The poll shows that President Trump is at his lowest popularity point since he took office. Thirty-eight percent of people polled said they viewed him favorably, compared to 60% who view him unfavorably. His favorability has only been that low once in KOM polling, in March 2018; and his unfavorability was last that high in January. KOM also conducted a similar poll in June…
Thirty-four percent of people polled in the latest KOM survey said they viewed Gardner favorably, compared to 45% who view him unfavorably. His favorability was lowest, and his unfavorability highest, at any point that KOM has polled that question over the past 2 ½ years…
Fifty-four percent of respondents said they support the impeachment inquiry into President Trump, compared to 43% who oppose it.
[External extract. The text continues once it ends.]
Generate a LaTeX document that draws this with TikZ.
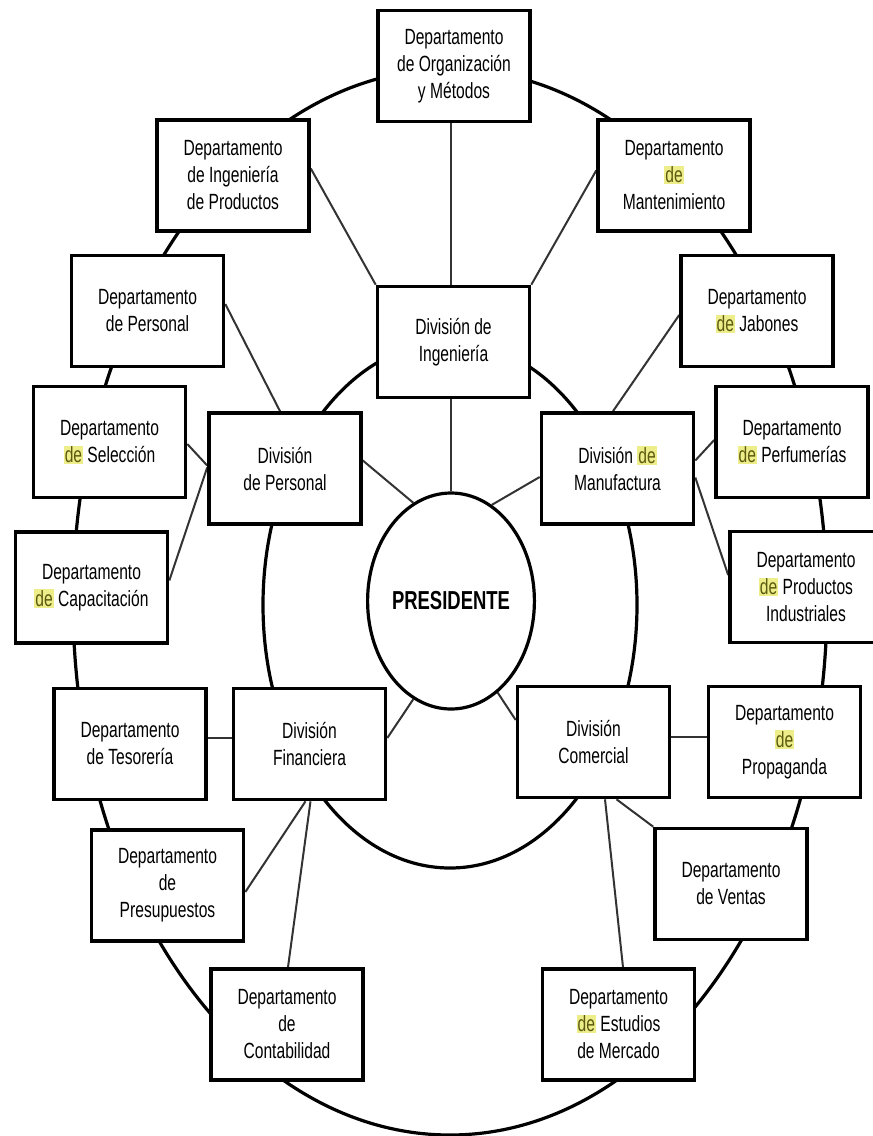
\documentclass[tikz,border=0pt]{standalone}
\usepackage{fontspec}
\setmainfont{Liberation Sans}[FakeStretch=0.71]
\usetikzlibrary{calc,shapes.geometric}
\pgfdeclarelayer{bg}
\pgfsetlayers{bg,main}
\definecolor{hly}{HTML}{EDED8A}
\definecolor{hlt}{HTML}{5A5A10}
% marked word "de"
\newcommand\hl[1]{{\setlength{\fboxsep}{0.5pt}\colorbox{hly}{\textcolor{hlt}{#1}}}}

\begin{document}
\begin{tikzpicture}[x=0.5pt,y=-0.5pt,
  unit/.style={draw=black, line width=1.8pt, fill=white, rectangle,
    minimum width=76pt, minimum height=55.5pt, inner sep=0pt, align=center,
    font=\fontsize{11}{13.5}\selectfont},
  link/.style={line width=1pt, draw=black!80},
  ring/.style={line width=1.6pt, draw=black}]

\useasboundingbox (0,0) rectangle (873,1136);
\clip (0,0) rectangle (873,1136);
\begin{pgfonlayer}{bg}
  \fill[white] (0,0) rectangle (873,1136);
\end{pgfonlayer}

% rings
\draw[ring] (450,602) ellipse [x radius=377, y radius=533];
\draw[ring] (450,605) ellipse [x radius=187, y radius=263];

% president
\node[ellipse, draw=black, line width=1.6pt, fill=white, minimum width=76pt,
  minimum height=108pt, inner sep=0pt,
  font=\bfseries\fontsize{13}{15}\selectfont] (pres) at (451,601) {PRESIDENTE};

% divisions
\node[unit] (divIng) at (453.5,342)   {División de\\Ingeniería};
\node[unit] (divPer) at (285,468.5)   {División\\de Personal};
\node[unit] (divMan) at (617.5,468.5) {División \hl{de}\\Manufactura};
\node[unit] (divFin) at (309.5,744)   {División\\Financiera};
\node[unit] (divCom) at (593.5,742)   {División\\Comercial};

% departments
\node[unit] (org)     at (454,66)      {Departamento\\de Organización\\y Métodos};
\node[unit] (ingprod) at (233,175.5)   {Departamento\\de Ingeniería\\de Productos};
\node[unit] (mant)    at (674,175.5)   {Departamento\\\hl{de}\\Mantenimiento};
\node[unit] (perdep)  at (147.5,311)   {Departamento\\de Personal};
\node[unit] (jab)     at (757,311)     {Departamento\\\hl{de} Jabones};
\node[unit] (sel)     at (109.5,442)   {Departamento\\\hl{de} Selección};
\node[unit] (perf)    at (792,442)     {Departamento\\\hl{de} Perfumerías};
\node[unit] (cap)     at (91.5,587.5)  {Departamento\\\hl{de} Capacitación};
\node[unit] (prodInd) at (806,587)     {Departamento\\\hl{de} Productos\\Industriales};
\node[unit] (tes)     at (130,744)     {Departamento\\de Tesorería};
\node[unit] (prop)    at (784.5,742)   {Departamento\\\hl{de}\\Propaganda};
\node[unit] (presu)   at (167.5,885.5) {Departamento\\de\\Presupuestos};
\node[unit] (ventas)  at (731,884)     {Departamento\\de Ventas};
\node[unit] (cont)    at (287,1024.5)  {Departamento\\de\\Contabilidad};
\node[unit] (est)     at (618.5,1024.5){Departamento\\\hl{de} Estudios\\de Mercado};

% connectors
\begin{pgfonlayer}{bg}
  \draw[link] (pres.north) -- (pres.north |- org.south);
  \draw[link] (divIng.north west) -- ($(ingprod.east)+(0,-7)$);
  \draw[link] (divIng.north east) -- ($(mant.west)+(0,-5)$);
  \draw[link] ($(divPer.north)+(-5,0)$) -- ($(perdep.east)+(0,-7)$);
  \draw[link] ($(divPer.west)+(0,-3)$) -- ($(sel.east)+(0,2)$);
  \draw[link] ($(divPer.west)+(0,-1)$) -- ($(cap.east)+(0,-7)$);
  \draw[link] ($(divPer.east)+(0,-8)$) -- (pres.111);
  \draw[link] ($(divFin.east)+(0,-6)$) -- (pres.249);
  \draw[link] ($(divFin.west)+(0,-6)$) -- ($(tes.east)+(0,-6)$);
  \draw[link] ($(divFin.south)+(-4,0)$) -- ($(presu.east)+(0,6.5)$);
  \draw[link] ($(divFin.south)+(1,0)$) -- ($(cont.north)+(1,0)$);
  \draw[link] ($(divMan.north)+(-4.5,0)$) -- ($(jab.west)+(0,4)$);
  \draw[link] ($(divMan.west)+(0,8.5)$) -- (pres.67);
  \draw[link] ($(divMan.east)+(0,-8)$) -- ($(perf.west)+(0,-2)$);
  \draw[link] ($(divMan.east)+(0,9)$) -- ($(prodInd.west)+(0,-12)$);
  \draw[link] ($(divCom.west)+(0,-22)$) -- (pres.297);
  \draw[link] ($(divCom.east)+(0,-5)$) -- ($(prop.west)+(0,-5)$);
  \draw[link] ($(divCom.south)+(11.5,0)$) -- ($(est.north)+(4.5,0)$);
  \draw[link] ($(divCom.south)+(23,0)$) -- (ventas.north west);
\end{pgfonlayer}
\end{tikzpicture}
\end{document}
And 48% of respondents said they believe Trump should be impeached and removed from office, compared to 44% who said he should not be.
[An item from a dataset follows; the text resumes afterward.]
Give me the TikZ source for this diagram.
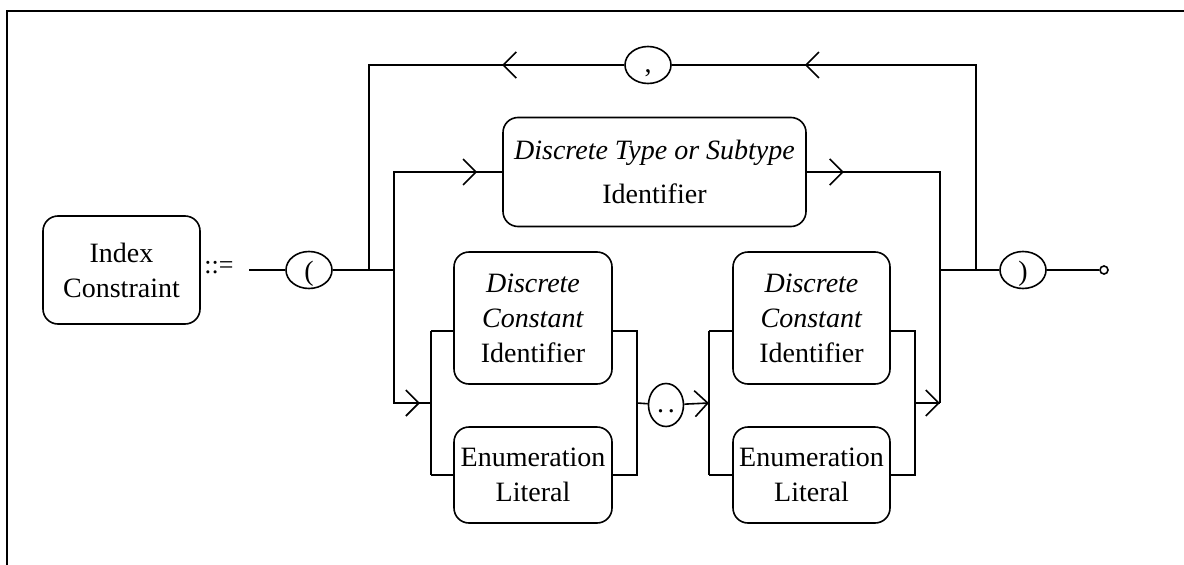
\documentclass[tikz,border=0pt]{standalone}
\usepackage{fontspec}
\setmainfont{Liberation Serif}
\usetikzlibrary{shapes, arrows.meta, positioning, calc, decorations.markings}

\tikzset{
  rail/.style={line width=1.6pt},
  synbox/.style={draw, rail, rounded corners=15pt, align=center, inner sep=0pt,
    font=\fontsize{28}{35}\selectfont},
  term/.style={draw, rail, ellipse, inner sep=0pt, minimum width=46pt, minimum height=37pt,
    font=\fontsize{28}{35}\selectfont},
  arrowat/.style={postaction={decorate}, decoration={markings,
    mark=at position #1 with {\arrow[line width=1.6pt]{Straight Barb[length=13pt, width=26pt]}}}}
}
\newcommand{\lowered}[2]{\raisebox{-#1}[\height][\depth]{#2}}

\begin{document}
\begin{tikzpicture}[x=1pt, y=-1pt]
  \useasboundingbox (0,0) rectangle (1184,565);
  \draw[line width=2.4pt] (7,565) -- (7,11) -- (1184,11);

  % left side of the rule
  \node[synbox, minimum width=157pt, minimum height=108pt] (ic) at (121.5,270) {Index\\Constraint};
  \node[font=\fontsize{26}{30}\selectfont, inner sep=0pt] (defs) at (219,268) {::=};
  \coordinate (start) at (249,270);
  \node[term] (lp) at (309,270) {\lowered{4pt}{(}};
  \node[term] (comma) at (648,65) {\lowered{8pt}{,}};
  \node[term] (rp) at (1023,270) {\lowered{4pt}{)}};
  \node[draw, rail, circle, inner sep=0pt, minimum size=8pt] (stop) at (1104,270) {};

  % alternatives
  \node[synbox, minimum width=303pt, minimum height=109pt] (dts) at (654.5,172)
    {\textit{Discrete Type or Subtype}\\[9pt]Identifier};
  \node[synbox, minimum width=158pt, minimum height=132pt] (dc1) at (533,318)
    {\textit{Discrete}\\\textit{Constant}\\Identifier};
  \node[synbox, minimum width=158pt, minimum height=96pt] (el1) at (533,475) {Enumeration\\Literal};
  \node[term, minimum width=35pt, minimum height=43pt] (dots) at (666,405) {\lowered{6pt}{.\kern4pt.}};
  \node[synbox, minimum width=157pt, minimum height=132pt] (dc2) at (811.5,318)
    {\textit{Discrete}\\\textit{Constant}\\Identifier};
  \node[synbox, minimum width=157pt, minimum height=96pt] (el2) at (811.5,475) {Enumeration\\Literal};

  \coordinate (j1) at (369,270);
  \coordinate (j2) at (394,270);
  \coordinate (jr0) at (940,403);
  \coordinate (jr1) at (940,270);
  \coordinate (jr2) at (976,270);
  \coordinate (la) at (431,403);
  \coordinate (la1) at (431,331);
  \coordinate (la2) at (431,475);
  \coordinate (lb) at (637,403);
  \coordinate (lb1) at (637,331);
  \coordinate (lb2) at (637,475);
  \coordinate (mc) at (709,403);
  \coordinate (mc1) at (709,331);
  \coordinate (mc2) at (709,475);
  \coordinate (md) at (915,403);
  \coordinate (md1) at (915,331);
  \coordinate (md2) at (915,475);

  % connectors
  \draw[rail] (start) -- (lp);
  \draw[rail] (lp) -- (j1) -- (j2);
  \draw[rail, arrowat=122pt] (comma) -- (369,65) -- (j1);
  \draw[rail, arrowat=-133pt] (jr2) -- (976,65) -- (comma);
  \draw[rail, arrowat=-25pt] (j2) |- (dts);
  \draw[rail, arrowat=37pt] (dts) -| (jr0);
  \draw[rail] (jr1) -- (jr2) -- (rp);
  \draw[rail] (rp) -- (stop);

  \draw[rail, arrowat=-11pt] (j2) |- (la);
  \draw[rail] (la1) -- (la2);
  \draw[rail] (la1) -- (dc1.west |- la1);
  \draw[rail] (la2) -- (el1);
  \draw[rail] (dc1.east |- lb1) -- (lb1) -- (lb2) -- (el1);
  \draw[rail] (lb) -- (dots);
  \draw[rail, arrowat=-0.1pt] (dots) -- (mc);
  \draw[rail] (mc1) -- (mc2);
  \draw[rail] (mc1) -- (dc2.west |- mc1);
  \draw[rail] (mc2) -- (el2);
  \draw[rail] (dc2.east |- md1) -- (md1) -- (md2) -- (el2);
  \draw[rail, arrowat=-0.1pt] (md) -- (jr0);
\end{tikzpicture}
\end{document}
Some have noted that Hickenlooper’s 53/42 margin over Gardner closely matches support for the Democrats’ impeachment inquiry, which runs 54/43. Trump may be killing Gardner here. And if it’s true that Trump’s own approval rating in Colorado stands at 38/60, he might not even contest the state next fall, calculating that his resources are better spent trying to flip Minnesota.
All of this puts Gardner in a terrible bind on impeachment. More so than most of his Republican colleagues, he’s damned if he votes to remove and damned if he doesn’t. The poll notes that his approval is barely above water even among his own party, which means he’ll basically be required to vote to acquit Trump to shore up their support. The last thing he can afford to do now is piss off his own base when he’s fighting uphill against Hickenlooper, after all. But given the depth of Colorado’s dislike for Trump, siding with the president is destined to cement some of the opposition to Gardner. Unaffiliated voters already favor Hickenlooper by 25 points (58/33) and 61 percent(!) of them support impeachment, which means there’s no option for Gardner on impeachment and removal that probably won’t cost him more votes than it’ll earn him.
If these Democratic numbers remotely reflect actual reality, Gardner might be sunk next fall. It’s not like the economy’s going to get dramatically better between now and then to rescue him given how well it’s done already during Trump’s term. And in light of the past week or two, it’s highly unlikely that Trump will say or do anything in the coming year that’ll rehabilitate him with Coloradans.
The only silver lining here: Doug Jones is facing the same “damned if you do, damned if you don’t” dilemma in Alabama. Vote to acquit Trump and his own party will be outraged, vote to remove and the majority of the electorate will revolt. At worst, the loss of Gardner’s seat to the GOP will be offset by the gain of Jones’s seat. The difference between the two senators is that Jones surely knows his time in the Senate is over and will probably vote on removal and everything else over the next 12 months the way he wants, without worrying about the political implications. Gardner’s doom isn’t quite as assured so he may still be susceptible to partisan pressure. For Trump’s sake, he should hope Gardner gets a good poll or two between now and the removal vote to convince him to stick with the team. If he falls further behind Hickenlooper, Gardner may say “to hell with it” and start voting the way he wants too.
It’s not all doom and gloom for Republicans in the Senate, though. I’ll leave you on a sunny note with this poll from Michigan, which has challenger John James neck and neck with Democratic incumbent Gary Peters, trailing 43/40. James outperformed expectations last year in falling short against Debbie Stabenow. With Trump at the top of the ticket in a state that went red in 2016, he has a shot at a pick-up. Which is good because, with Susan Collins in the same boat as Gardner on impeachment and removal, we shouldn’t count on Maine’s Senate seat staying red next year either.